What Does Stack Mean?
A stack is a logical concept that consists of a set of similar elements. The term is often used in programming and memory organization in computers.
Programming stacks are based on the principle of last in first out (LIFO), a commonly used type of data abstract that consists of two major operations, push and pop. The push operation adds an element to the bottom of stack while the pop operation removes an element from the top position.
Software implementations of the stack concept are done using arrays and linked lists where the top position is tracked using a variable or header pointer respectively. Many programming languages provide built-in features to support stack implementation.
In information and communication technology (ICT), well-known types of stacks include:
Software stacks – programming components that work together to support an application’s execution. LAMP (Linux, Apache, MYSQL, Perl or PHP or Python) is a popular software stack.
Full stacks – all the front-end and back-end technologies and skills that support an IT objective.
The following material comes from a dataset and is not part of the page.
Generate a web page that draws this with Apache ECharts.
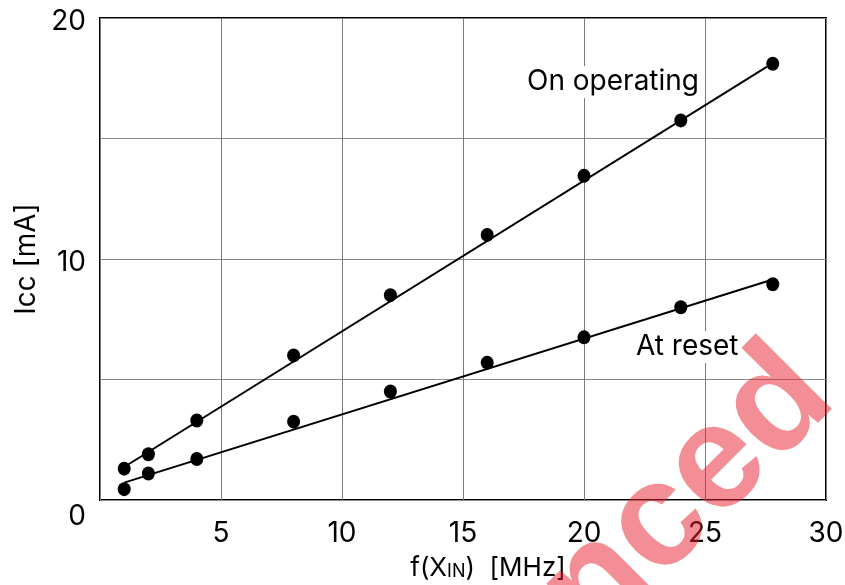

Protocol stacks – interconnectivity rules for a layered network model such as TCP/IP or Open Systems Interconnection (OSI). To become a stack, the protocols must be interoperable vertically between the layers of the network and horizontally between the end-points of each transmission segment.
Techopedia Explains Stack
In programming, a stack is a buffer that is used to temporarily store requests. This type of stack has a bounded bottom and all the operations are carried out on the top position. Whenever an element is added to the stack by the push operation, the top value is incremented by one, and when an element is popped out from the stack, the top value is decremented by one. A pointer to the top position of the stack is also known as the stack pointer.
Buffer stacks can be fixed in size or dynamic. Stack registers are used to store the value of the stack pointer.
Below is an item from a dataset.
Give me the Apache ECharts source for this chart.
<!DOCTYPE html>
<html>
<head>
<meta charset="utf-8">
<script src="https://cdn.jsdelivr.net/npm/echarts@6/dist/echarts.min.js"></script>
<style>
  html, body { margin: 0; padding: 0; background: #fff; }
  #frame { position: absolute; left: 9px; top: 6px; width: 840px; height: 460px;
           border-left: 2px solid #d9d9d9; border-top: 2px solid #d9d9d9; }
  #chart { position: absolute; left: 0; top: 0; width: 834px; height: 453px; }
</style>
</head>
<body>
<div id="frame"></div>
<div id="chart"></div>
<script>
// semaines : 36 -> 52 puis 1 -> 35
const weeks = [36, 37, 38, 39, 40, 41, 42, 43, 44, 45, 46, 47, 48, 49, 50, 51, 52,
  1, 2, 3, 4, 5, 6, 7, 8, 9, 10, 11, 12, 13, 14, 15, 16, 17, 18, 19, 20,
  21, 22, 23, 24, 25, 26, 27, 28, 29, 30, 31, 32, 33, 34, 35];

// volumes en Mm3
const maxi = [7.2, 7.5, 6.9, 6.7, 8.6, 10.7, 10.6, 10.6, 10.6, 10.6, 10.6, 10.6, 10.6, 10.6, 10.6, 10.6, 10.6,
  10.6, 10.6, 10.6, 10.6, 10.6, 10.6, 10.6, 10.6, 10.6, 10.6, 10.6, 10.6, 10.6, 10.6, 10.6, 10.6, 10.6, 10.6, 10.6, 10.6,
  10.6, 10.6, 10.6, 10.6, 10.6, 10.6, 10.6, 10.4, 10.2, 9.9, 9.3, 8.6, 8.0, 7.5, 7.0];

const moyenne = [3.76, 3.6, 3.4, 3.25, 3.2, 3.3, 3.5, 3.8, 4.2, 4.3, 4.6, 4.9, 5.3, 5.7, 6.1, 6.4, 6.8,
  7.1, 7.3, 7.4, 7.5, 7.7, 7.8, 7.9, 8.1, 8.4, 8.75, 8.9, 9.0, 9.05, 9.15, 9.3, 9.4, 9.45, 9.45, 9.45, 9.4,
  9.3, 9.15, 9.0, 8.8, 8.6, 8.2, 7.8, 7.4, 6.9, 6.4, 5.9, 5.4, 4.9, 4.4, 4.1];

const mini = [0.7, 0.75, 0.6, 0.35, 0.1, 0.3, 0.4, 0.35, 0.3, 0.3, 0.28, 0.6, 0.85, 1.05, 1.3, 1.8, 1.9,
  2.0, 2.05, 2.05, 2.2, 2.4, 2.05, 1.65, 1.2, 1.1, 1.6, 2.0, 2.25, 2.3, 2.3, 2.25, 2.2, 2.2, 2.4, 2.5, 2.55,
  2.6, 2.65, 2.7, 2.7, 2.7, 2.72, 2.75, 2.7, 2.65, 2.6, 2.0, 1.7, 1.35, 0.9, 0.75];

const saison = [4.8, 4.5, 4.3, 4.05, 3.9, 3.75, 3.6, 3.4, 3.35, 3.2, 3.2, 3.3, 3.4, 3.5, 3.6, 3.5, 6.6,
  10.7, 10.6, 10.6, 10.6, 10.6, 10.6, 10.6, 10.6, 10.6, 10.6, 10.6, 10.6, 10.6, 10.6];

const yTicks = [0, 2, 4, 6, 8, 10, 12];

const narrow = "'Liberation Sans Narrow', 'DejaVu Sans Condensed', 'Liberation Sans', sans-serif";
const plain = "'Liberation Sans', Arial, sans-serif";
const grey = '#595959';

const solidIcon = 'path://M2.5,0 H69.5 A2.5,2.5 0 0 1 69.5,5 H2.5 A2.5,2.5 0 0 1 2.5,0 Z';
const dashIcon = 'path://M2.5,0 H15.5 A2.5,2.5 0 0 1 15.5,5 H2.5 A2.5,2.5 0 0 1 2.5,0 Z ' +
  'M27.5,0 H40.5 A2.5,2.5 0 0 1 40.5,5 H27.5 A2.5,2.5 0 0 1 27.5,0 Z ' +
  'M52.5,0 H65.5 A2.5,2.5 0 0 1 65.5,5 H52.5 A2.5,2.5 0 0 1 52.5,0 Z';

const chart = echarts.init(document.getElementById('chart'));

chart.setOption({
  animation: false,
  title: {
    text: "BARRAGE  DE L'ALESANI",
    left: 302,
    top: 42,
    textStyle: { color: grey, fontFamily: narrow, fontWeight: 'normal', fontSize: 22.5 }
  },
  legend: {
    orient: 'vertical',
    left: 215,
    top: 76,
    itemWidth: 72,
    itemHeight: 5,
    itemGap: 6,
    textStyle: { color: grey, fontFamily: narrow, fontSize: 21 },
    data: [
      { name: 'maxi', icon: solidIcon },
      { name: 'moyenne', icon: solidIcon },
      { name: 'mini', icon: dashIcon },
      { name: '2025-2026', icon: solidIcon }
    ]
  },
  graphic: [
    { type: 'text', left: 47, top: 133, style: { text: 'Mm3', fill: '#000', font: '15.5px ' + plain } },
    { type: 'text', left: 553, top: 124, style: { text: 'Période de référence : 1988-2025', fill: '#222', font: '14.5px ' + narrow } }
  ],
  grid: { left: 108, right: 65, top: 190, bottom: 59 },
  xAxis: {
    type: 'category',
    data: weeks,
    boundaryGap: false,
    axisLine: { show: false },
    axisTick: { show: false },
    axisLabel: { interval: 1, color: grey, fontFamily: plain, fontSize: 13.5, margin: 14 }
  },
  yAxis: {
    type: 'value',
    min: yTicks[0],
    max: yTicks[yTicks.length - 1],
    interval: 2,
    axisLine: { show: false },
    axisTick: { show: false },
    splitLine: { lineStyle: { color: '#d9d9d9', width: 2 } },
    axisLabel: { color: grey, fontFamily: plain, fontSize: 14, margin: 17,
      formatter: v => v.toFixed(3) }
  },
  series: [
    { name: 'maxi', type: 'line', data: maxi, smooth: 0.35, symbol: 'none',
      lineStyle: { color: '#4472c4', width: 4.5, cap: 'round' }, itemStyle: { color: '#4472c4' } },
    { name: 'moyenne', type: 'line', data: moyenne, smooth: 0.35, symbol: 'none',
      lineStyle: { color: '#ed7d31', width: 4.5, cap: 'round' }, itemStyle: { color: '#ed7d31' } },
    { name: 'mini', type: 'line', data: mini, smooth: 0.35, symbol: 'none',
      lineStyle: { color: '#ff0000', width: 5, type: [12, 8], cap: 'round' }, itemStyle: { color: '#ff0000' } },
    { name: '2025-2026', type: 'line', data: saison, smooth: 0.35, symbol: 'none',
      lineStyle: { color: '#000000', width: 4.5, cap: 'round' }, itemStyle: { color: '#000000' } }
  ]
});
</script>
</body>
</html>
In the case of bounded capacity stacks, trying to add an element to an already full stack causes a stack overflow exception. Similarly, a condition where a pop operation tries to remove an element from an already empty stack is known as underflow.
A stack is considered to be a restricted data structure as only a limited number of operations are allowed. Besides the push and pop operations, certain implementations may allow for advanced operations such as:
- Peek — View the topmost item in the stack.
- Duplicate — Copy the top item’s value into a variable and push it back into the stack.
- Swap — Swap the two topmost items in the stack.
- Rotate — Move the topmost elements in the stack as specified by a number or move in a rotating fashion.